Search the listing below for the string "with" and show each line that contains it.

*** Data for this task ***

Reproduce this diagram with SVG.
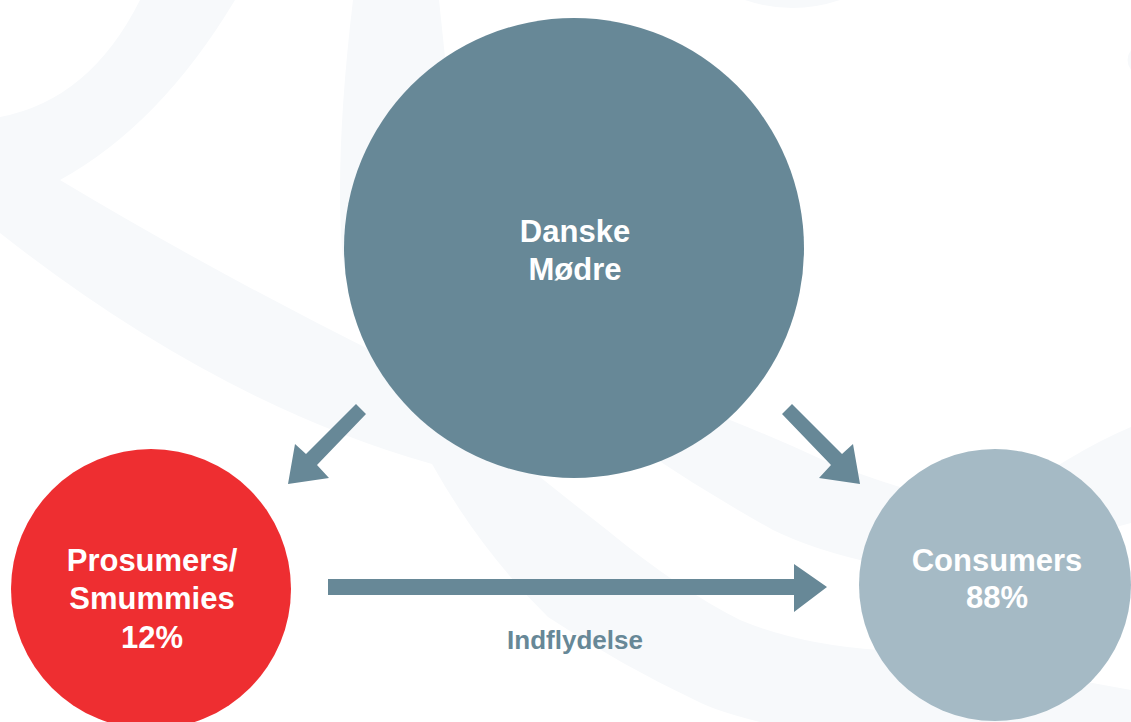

***
*** Data for this task ***

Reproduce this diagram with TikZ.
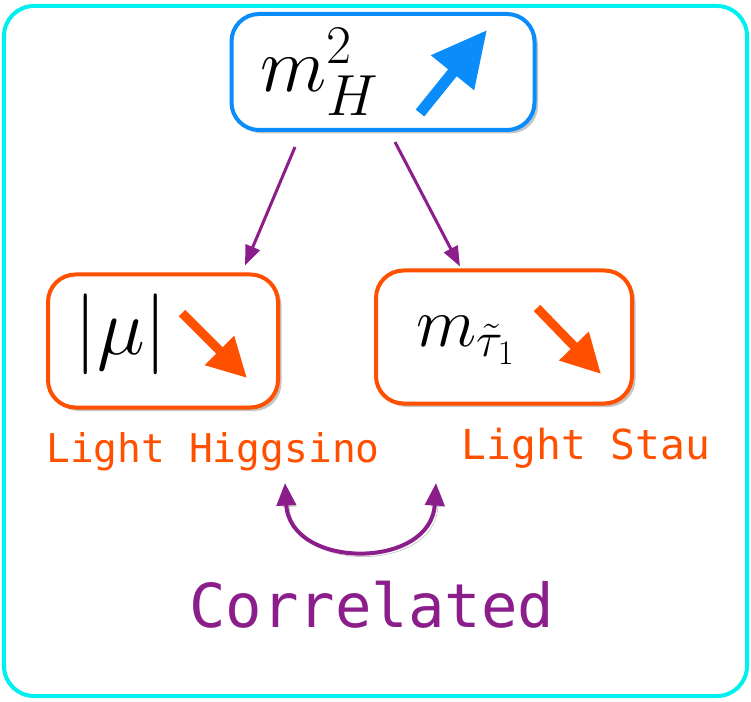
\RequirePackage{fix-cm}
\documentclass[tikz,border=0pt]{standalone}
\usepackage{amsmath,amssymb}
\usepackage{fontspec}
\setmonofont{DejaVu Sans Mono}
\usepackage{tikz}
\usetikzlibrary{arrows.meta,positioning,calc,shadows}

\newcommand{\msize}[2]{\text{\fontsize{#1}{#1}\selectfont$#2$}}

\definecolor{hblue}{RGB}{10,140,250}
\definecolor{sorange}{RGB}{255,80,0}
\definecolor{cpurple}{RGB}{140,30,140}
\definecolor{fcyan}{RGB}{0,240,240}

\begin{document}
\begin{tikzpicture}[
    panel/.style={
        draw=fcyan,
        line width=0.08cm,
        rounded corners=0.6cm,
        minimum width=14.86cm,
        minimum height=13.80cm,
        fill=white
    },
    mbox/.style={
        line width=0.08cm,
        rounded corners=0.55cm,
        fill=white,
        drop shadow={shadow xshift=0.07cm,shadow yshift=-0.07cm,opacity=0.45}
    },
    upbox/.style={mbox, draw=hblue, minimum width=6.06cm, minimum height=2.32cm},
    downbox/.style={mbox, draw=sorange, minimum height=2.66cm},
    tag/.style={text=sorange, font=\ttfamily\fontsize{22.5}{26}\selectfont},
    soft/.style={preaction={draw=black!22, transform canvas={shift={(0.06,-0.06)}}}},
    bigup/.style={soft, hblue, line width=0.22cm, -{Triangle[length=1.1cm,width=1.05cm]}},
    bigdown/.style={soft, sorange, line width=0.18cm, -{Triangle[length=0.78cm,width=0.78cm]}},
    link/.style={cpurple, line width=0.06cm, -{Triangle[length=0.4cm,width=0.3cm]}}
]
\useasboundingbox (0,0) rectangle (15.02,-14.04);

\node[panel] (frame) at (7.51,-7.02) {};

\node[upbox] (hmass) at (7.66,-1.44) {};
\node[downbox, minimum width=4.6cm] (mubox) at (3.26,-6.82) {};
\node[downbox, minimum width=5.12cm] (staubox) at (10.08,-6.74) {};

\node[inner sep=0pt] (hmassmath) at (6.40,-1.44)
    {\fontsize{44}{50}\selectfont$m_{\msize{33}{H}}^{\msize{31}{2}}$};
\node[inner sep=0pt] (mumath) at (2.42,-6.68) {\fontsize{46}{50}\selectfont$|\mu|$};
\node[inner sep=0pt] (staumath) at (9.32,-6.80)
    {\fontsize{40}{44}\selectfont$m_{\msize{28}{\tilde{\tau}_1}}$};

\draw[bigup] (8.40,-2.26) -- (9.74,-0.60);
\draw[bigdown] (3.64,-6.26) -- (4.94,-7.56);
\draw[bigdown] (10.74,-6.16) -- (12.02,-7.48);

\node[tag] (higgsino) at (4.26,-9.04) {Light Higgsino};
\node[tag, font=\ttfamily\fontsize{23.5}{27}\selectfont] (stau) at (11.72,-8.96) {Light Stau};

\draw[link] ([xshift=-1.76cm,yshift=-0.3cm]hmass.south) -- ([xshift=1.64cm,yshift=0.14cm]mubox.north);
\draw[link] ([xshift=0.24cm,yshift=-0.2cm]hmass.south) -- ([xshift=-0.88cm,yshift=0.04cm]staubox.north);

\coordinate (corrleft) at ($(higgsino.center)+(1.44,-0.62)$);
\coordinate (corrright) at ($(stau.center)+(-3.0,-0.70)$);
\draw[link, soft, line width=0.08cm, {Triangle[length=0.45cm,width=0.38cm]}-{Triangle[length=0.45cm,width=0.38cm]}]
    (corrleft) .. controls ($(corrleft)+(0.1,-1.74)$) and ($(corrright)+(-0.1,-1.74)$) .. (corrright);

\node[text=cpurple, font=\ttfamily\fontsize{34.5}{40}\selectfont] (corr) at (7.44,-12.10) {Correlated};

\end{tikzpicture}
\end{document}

***

• [Finished task]
Reproduce this diagram with SVG.
Reproduce this diagram with TikZ.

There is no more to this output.